An HSA is a Health Savings Account, which allows Americans to save pre-tax money for health related expenses. Today, many families are taking advantage of this option because of the various advantages including tax advantages, plan portability and the roll over ability.

Tax Advantages:

Advantages of an HSAHSAs were created by the Medicare bill signed in 2003. Individuals who choose to participate contribute a certain amount of every paycheck into an HSA account. This money is tax-free, meaning there are no taxes taken out of the contribution amount. There is no withdrawal tax as long as the withdrawal is use for medical expenses, and money contributed can be used as a tax deduction the following year. Beginning at age 65, HSA participants may withdraw unused HSA funds as regular income without incurring tax penalties

Plan Portability:

HSA plans are not company-specific, meaning you can use your HSA to pay any doctor in any office. Because the premiums are lower for high deductible health plans, an HSA helps you to cover your deductible if necessary, while keeping your monthly premiums low. Because your HSA is owned by you, and not a company, it can be used when and where you see fit.

Rollover Ability:

Money remaining in the HSA account at the end of the year rolls over to the following year, allowing you to save for the future in years when you didn’t have any large medical expenses.

Using an HSA:

The money contributed is tax-free, allowing eligible individuals to save for qualified medical and retirement health expenses. Some individuals use this money for routine physical exams, while others use it to meet their deductible, or pay for elective procedures such as laser eye surgery, stop-smoking programs, long-term care, etc.

HSA Requirements:

In order to establish an HSA, you must meet a few minimum qualifications. The list below details the characteristics of an HSA-qualified high deductible health plan:

  1. Minimum deductible of $1,050 for self-only coverage or $2,100 for family coverage.

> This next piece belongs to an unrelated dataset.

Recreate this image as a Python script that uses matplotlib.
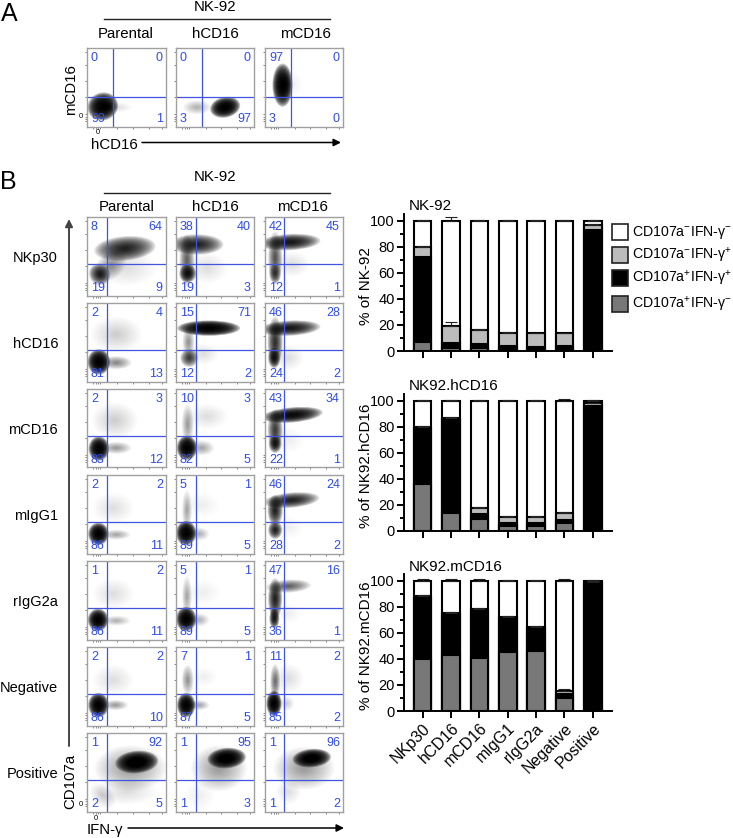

  2. Maximum out-of-pocket limit (including deductibles and co-pays) of $5,250 for self-only coverage and $10,500 for family coverage. Higher out-of-pocket (co-pays and co-insurance) is allowed for out-of-network care

  3. Preventive care may have first dollar coverage

  4. Co-pays may be applied to preventive care

The most important thing to look for is the words "Qualifying High Deductible Health Plan" or a reference to IRC Section 223 in the declaration page of your insurance policy. This tells you that your plan qualifies for an HSA and you can start contributing tax free today.